Dalış YazılarıKöşe YazılarıNecat Coşkun

Sessiz Dünya – 14

Tailliez, üzgün bir ifadeyle suyun üstüne çıktı. Onun yerine Jeap Pinard daldı. Otuz beş dakika beklediği halde mayın harekete geçmedi. Üşümeye başladığı için su üstüne çıkan Jean Pinard’ın yerine Fargues daldı. Fakat, bir kaç saniye sonra öfkeyle geriye döndü. Hem küfrediyor, hem de: “Yanına ulaşmadan önce harekete geçti! Suyun üstüne çıktı” diye bağırıyordu.
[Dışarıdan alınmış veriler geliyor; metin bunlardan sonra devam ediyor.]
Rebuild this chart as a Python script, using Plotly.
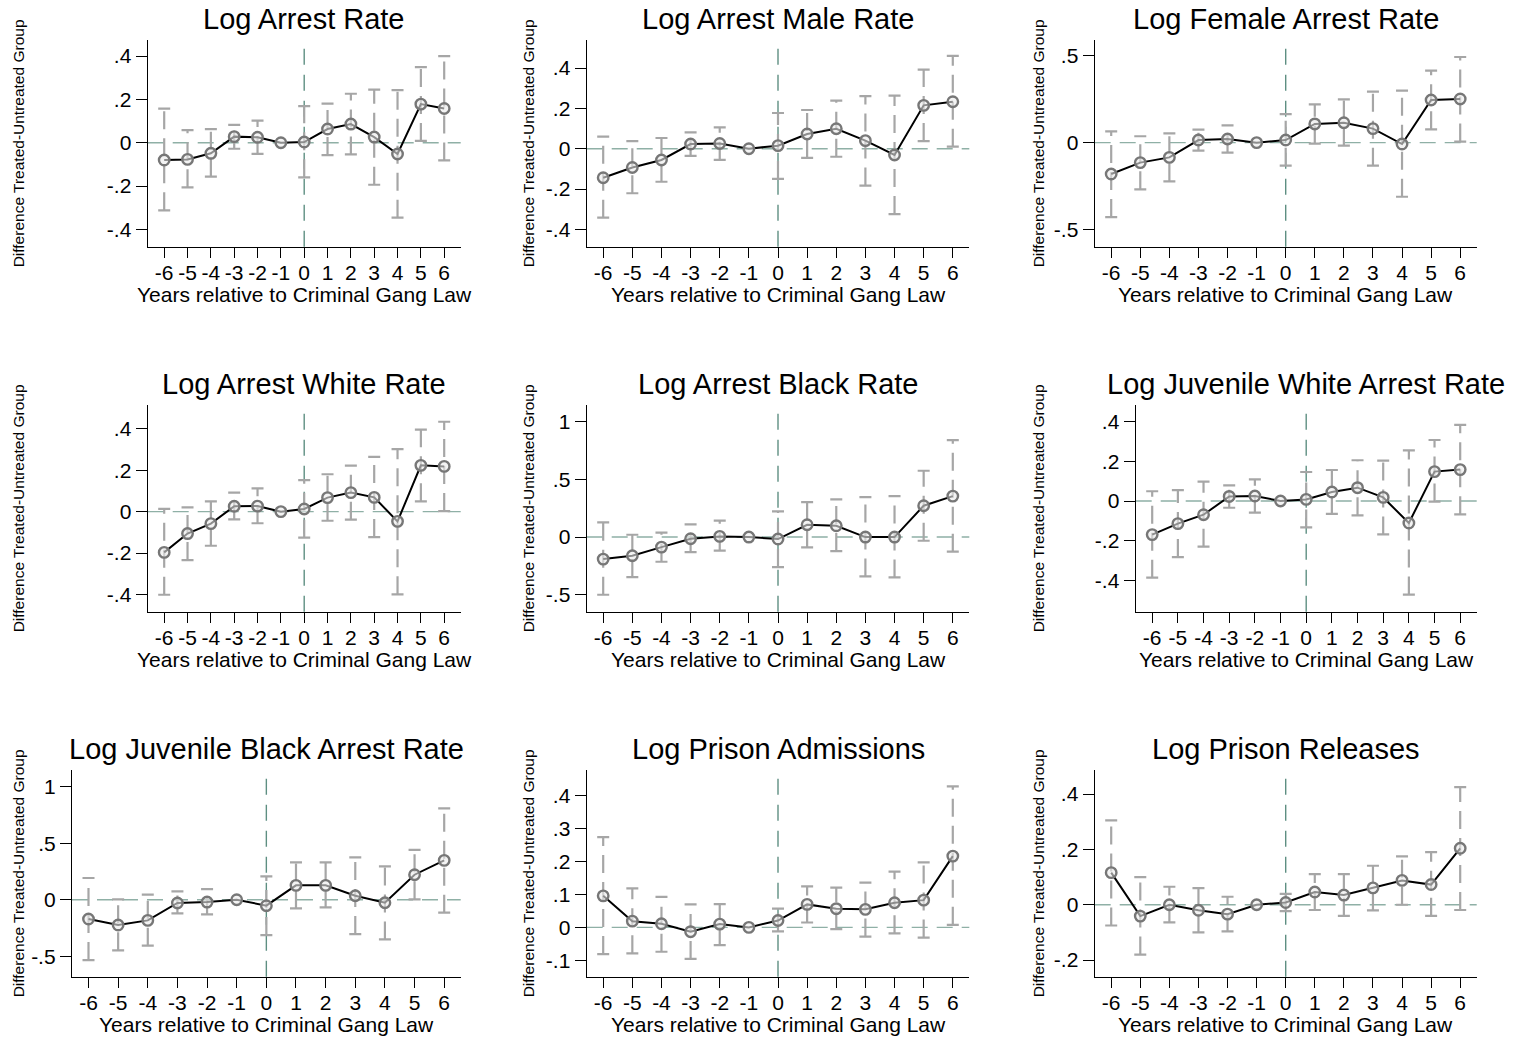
import plotly.graph_objects as go

# ---------------- data ----------------
years = [-6, -5, -4, -3, -2, -1, 0, 1, 2, 3, 4, 5, 6]

titles = ["Log Arrest Rate", "Log Arrest Male Rate", "Log Female Arrest Rate",
          "Log Arrest White Rate", "Log Arrest Black Rate", "Log Juvenile White Arrest Rate",
          "Log Juvenile Black Arrest Rate", "Log Prison Admissions", "Log Prison Releases"]

x_title = "Years relative to Criminal Gang Law"
y_title = "Difference Treated-Untreated Group"

arrest_est = [-0.080, -0.077, -0.049, 0.028, 0.025, 0.0, 0.003, 0.063, 0.086, 0.026, -0.052, 0.178, 0.158]
arrest_lo = [-0.312, -0.206, -0.157, -0.028, -0.052, None, -0.160, -0.057, -0.054, -0.194, -0.346, 0.008, -0.082]
arrest_hi = [0.157, 0.058, 0.063, 0.082, 0.102, None, 0.169, 0.180, 0.226, 0.245, 0.243, 0.349, 0.400]

male_est = [-0.144, -0.093, -0.056, 0.023, 0.026, 0.0, 0.015, 0.073, 0.099, 0.040, -0.031, 0.215, 0.233]
male_lo = [-0.342, -0.221, -0.164, -0.036, -0.055, None, -0.150, -0.046, -0.040, -0.183, -0.324, 0.038, 0.010]
male_hi = [0.060, 0.038, 0.053, 0.081, 0.106, None, 0.177, 0.192, 0.238, 0.261, 0.263, 0.392, 0.460]

female_est = [-0.181, -0.115, -0.085, 0.015, 0.021, 0.0, 0.015, 0.108, 0.115, 0.081, -0.008, 0.246, 0.252]
female_lo = [-0.429, -0.269, -0.223, -0.046, -0.058, None, -0.133, -0.006, -0.017, -0.133, -0.312, 0.077, 0.006]
female_hi = [0.065, 0.037, 0.054, 0.075, 0.100, None, 0.165, 0.221, 0.250, 0.294, 0.300, 0.415, 0.494]

white_est = [-0.197, -0.106, -0.058, 0.026, 0.027, 0.0, 0.013, 0.068, 0.092, 0.069, -0.047, 0.224, 0.219]
white_lo = [-0.402, -0.234, -0.165, -0.037, -0.056, None, -0.126, -0.044, -0.039, -0.123, -0.400, 0.050, 0.003]
white_hi = [0.013, 0.021, 0.050, 0.092, 0.113, None, 0.153, 0.181, 0.223, 0.265, 0.303, 0.397, 0.435]

black_est = [-0.191, -0.162, -0.087, -0.014, 0.006, 0.0, -0.017, 0.107, 0.098, 0.000, 0.000, 0.272, 0.355]
black_lo = [-0.500, -0.347, -0.214, -0.130, -0.118, None, -0.260, -0.090, -0.121, -0.341, -0.350, -0.032, -0.127]
black_hi = [0.127, 0.020, 0.038, 0.110, 0.142, None, 0.223, 0.303, 0.327, 0.347, 0.355, 0.575, 0.841]

juv_white_est = [-0.169, -0.114, -0.069, 0.023, 0.025, 0.0, 0.008, 0.045, 0.067, 0.018, -0.111, 0.148, 0.158]
juv_white_lo = [-0.386, -0.282, -0.230, -0.034, -0.059, None, -0.133, -0.065, -0.072, -0.168, -0.471, -0.003, -0.067]
juv_white_hi = [0.049, 0.055, 0.097, 0.079, 0.109, None, 0.146, 0.156, 0.205, 0.203, 0.255, 0.307, 0.383]

juv_black_est = [-0.171, -0.224, -0.183, -0.029, -0.021, 0.0, -0.053, 0.127, 0.127, 0.035, -0.027, 0.221, 0.348]
juv_black_lo = [-0.534, -0.448, -0.407, -0.121, -0.130, None, -0.313, -0.077, -0.068, -0.304, -0.351, 0.003, -0.115]
juv_black_hi = [0.192, 0.003, 0.044, 0.074, 0.094, None, 0.206, 0.330, 0.330, 0.375, 0.295, 0.440, 0.808]

admit_est = [0.096, 0.019, 0.011, -0.013, 0.010, 0.0, 0.021, 0.070, 0.057, 0.055, 0.075, 0.083, 0.217]
admit_lo = [-0.081, -0.079, -0.074, -0.096, -0.054, None, -0.012, 0.015, -0.005, -0.028, -0.018, -0.031, 0.008]
admit_hi = [0.275, 0.119, 0.093, 0.070, 0.071, None, 0.057, 0.125, 0.121, 0.136, 0.170, 0.198, 0.429]

release_est = [0.116, -0.041, 0.000, -0.020, -0.034, 0.0, 0.008, 0.046, 0.035, 0.061, 0.088, 0.073, 0.204]
release_lo = [-0.075, -0.180, -0.064, -0.100, -0.096, None, -0.023, -0.019, -0.040, -0.020, 0.000, -0.040, -0.019]
release_hi = [0.305, 0.100, 0.065, 0.060, 0.029, None, 0.039, 0.111, 0.111, 0.141, 0.175, 0.190, 0.425]

yticks = [
    [-0.4, -0.2, 0, 0.2, 0.4],
    [-0.4, -0.2, 0, 0.2, 0.4],
    [-0.5, 0, 0.5],
    [-0.4, -0.2, 0, 0.2, 0.4],
    [-0.5, 0, 0.5, 1],
    [-0.4, -0.2, 0, 0.2, 0.4],
    [-0.5, 0, 0.5, 1],
    [-0.1, 0, 0.1, 0.2, 0.3, 0.4],
    [-0.2, 0, 0.2, 0.4],
]

series = [
    (arrest_est, arrest_lo, arrest_hi),
    (male_est, male_lo, male_hi),
    (female_est, female_lo, female_hi),
    (white_est, white_lo, white_hi),
    (black_est, black_lo, black_hi),
    (juv_white_est, juv_white_lo, juv_white_hi),
    (juv_black_est, juv_black_lo, juv_black_hi),
    (admit_est, admit_lo, admit_hi),
    (release_est, release_lo, release_hi),
]

# ---------------- layout (pixels) ----------------
W, H = 1523, 1040
boxes = [  # left, top, right, bottom of each plot area
    (147.7, 40, 460.7, 246.7), (586.7, 40, 969.3, 246.7), (1094.7, 40, 1476.7, 246.7),
    (147.7, 405, 460.7, 611.7), (586.7, 405, 969.3, 611.7), (1135.7, 405, 1476.7, 611.7),
    (72.0, 770, 460.7, 976.7), (586.7, 770, 969.3, 976.7), (1094.7, 770, 1476.7, 976.7),
]
yranges = [
    [-0.48, 0.474], [-0.486, 0.539], [-0.60, 0.592],
    [-0.484, 0.516], [-0.647, 1.145], [-0.557, 0.483],
    [-0.681, 1.147], [-0.15, 0.479], [-0.26, 0.487],
]
ytitle_x = [18, 528, 1038]

FONT = "Liberation Sans, Arial, Helvetica, sans-serif"
CI_COLOR = "#a6a6a6"
MARK_EDGE = "#777777"
REF_V = "#5e8f82"
REF_H = "#8fb0a6"


def fmt(v):
    s = f"{v:g}"
    return s.replace("0.", ".")


fig = go.Figure()
annotations = []
shapes = []

for i, ((est, lo, hi), box) in enumerate(zip(series, boxes)):
    sfx = "" if i == 0 else str(i + 1)
    xa, ya = "x" + sfx, "y" + sfx
    left, top, right, bottom = box
    width_px = right - left
    pad_px = 16.5
    ppu = (width_px - 2 * pad_px) / 12.0
    xr = [years[0] - pad_px / ppu, years[-1] + pad_px / ppu]
    cap = 6.0 / ppu

    # CI dashed lines
    cx, cy = [], []
    kx, ky = [], []
    for xv, l, h in zip(years, lo, hi):
        if l is None or h is None:
            continue
        cx += [xv, xv, None]
        cy += [l, h, None]
        kx += [xv - cap, xv + cap, None, xv - cap, xv + cap, None]
        ky += [l, l, None, h, h, None]
    fig.add_trace(go.Scatter(x=cx, y=cy, mode="lines", xaxis=xa, yaxis=ya,
                             line=dict(color=CI_COLOR, width=2.2, dash="18px,9px"),
                             hoverinfo="skip", showlegend=False))
    fig.add_trace(go.Scatter(x=kx, y=ky, mode="lines", xaxis=xa, yaxis=ya,
                             line=dict(color=CI_COLOR, width=2.2),
                             hoverinfo="skip", showlegend=False))
    # connecting line
    fig.add_trace(go.Scatter(x=years, y=est, mode="lines", xaxis=xa, yaxis=ya,
                             line=dict(color="black", width=2),
                             showlegend=False))
    # markers
    fig.add_trace(go.Scatter(x=years, y=est, mode="markers", xaxis=xa, yaxis=ya,
                             marker=dict(symbol="circle", size=10.5,
                                         color="rgba(235,235,235,0.6)",
                                         line=dict(color=MARK_EDGE, width=2.4)),
                             showlegend=False))

    xdom = [left / W, right / W]
    ydom = [1 - bottom / H, 1 - top / H]
    fig.layout["xaxis" + sfx] = dict(
        domain=xdom, anchor=ya, range=xr, tickmode="array", tickvals=years,
        ticktext=[str(v) for v in years], ticks="outside", ticklen=10, tickwidth=1.3,
        tickcolor="black", showline=True, linecolor="black", linewidth=1.3,
        showgrid=False, zeroline=False, tickfont=dict(size=21, color="black", family=FONT),
        ticklabelstandoff=-3, fixedrange=True)
    fig.layout["yaxis" + sfx] = dict(
        domain=ydom, anchor=xa, range=yranges[i], tickmode="array", tickvals=yticks[i],
        ticktext=[fmt(v) for v in yticks[i]], ticks="outside", ticklen=11, tickwidth=1.3,
        tickcolor="black", showline=True, linecolor="black", linewidth=1.3,
        showgrid=False, zeroline=False, tickfont=dict(size=21, color="black", family=FONT),
        fixedrange=True)

    # reference lines
    shapes.append(dict(type="line", xref=xa + " domain", yref=ya, x0=0, x1=1, y0=0, y1=0,
                       line=dict(color=REF_H, width=1.4, dash="16px,9px"), layer="below"))
    shapes.append(dict(type="line", xref=xa, yref=ya + " domain", x0=0, x1=0, y0=0, y1=1,
                       line=dict(color=REF_V, width=1.4, dash="16px,10px"), layer="below"))

    cxp = (left + right) / 2
    # title
    annotations.append(dict(text=titles[i], x=cxp / W, y=1 - (top - 21) / H, xref="paper",
                            yref="paper", showarrow=False, xanchor="center", yanchor="middle",
                            font=dict(size=29, color="black", family=FONT)))
    # x title
    annotations.append(dict(text=x_title, x=cxp / W, y=1 - (bottom + 48) / H, xref="paper",
                            yref="paper", showarrow=False, xanchor="center", yanchor="middle",
                            font=dict(size=21, color="black", family=FONT)))
    # y title
    annotations.append(dict(text=y_title, x=ytitle_x[i % 3] / W, y=1 - ((top + bottom) / 2) / H,
                            xref="paper", yref="paper", showarrow=False, xanchor="center",
                            yanchor="middle", textangle=-90,
                            font=dict(size=15.5, color="black", family=FONT)))

fig.update_layout(
    width=W, height=H, margin=dict(l=0, r=0, t=0, b=0),
    paper_bgcolor="white", plot_bgcolor="white",
    annotations=annotations, shapes=shapes, showlegend=False,
    font=dict(family=FONT, color="black"),
)

fig.write_html("out.html", include_plotlyjs=True, config={"displayModeBar": False})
Binbaşı Ricouldan, dört mayın daha atmasını rica ettik. Geminin burnunda oturan Dumas, köpek balığının başının ucundan ayrılmayan remoraya benziyordu. Üşümüş ve yorulmuştu. Daha çok tahammül etmesi imkansızdı. Arkadaşlardan birisi onun yerine geçti. Gemi, aynı manevrayı tekrarlayıp, dört mayın daha attı. Fakat, talihsizliğimiz devam ediyor, mayınlar bizimle alay etmekten vazgeçmiyordu. Filmini çekmek istediğimiz mayın, birincisi gibi, faaliyete geçmemekte inat etti.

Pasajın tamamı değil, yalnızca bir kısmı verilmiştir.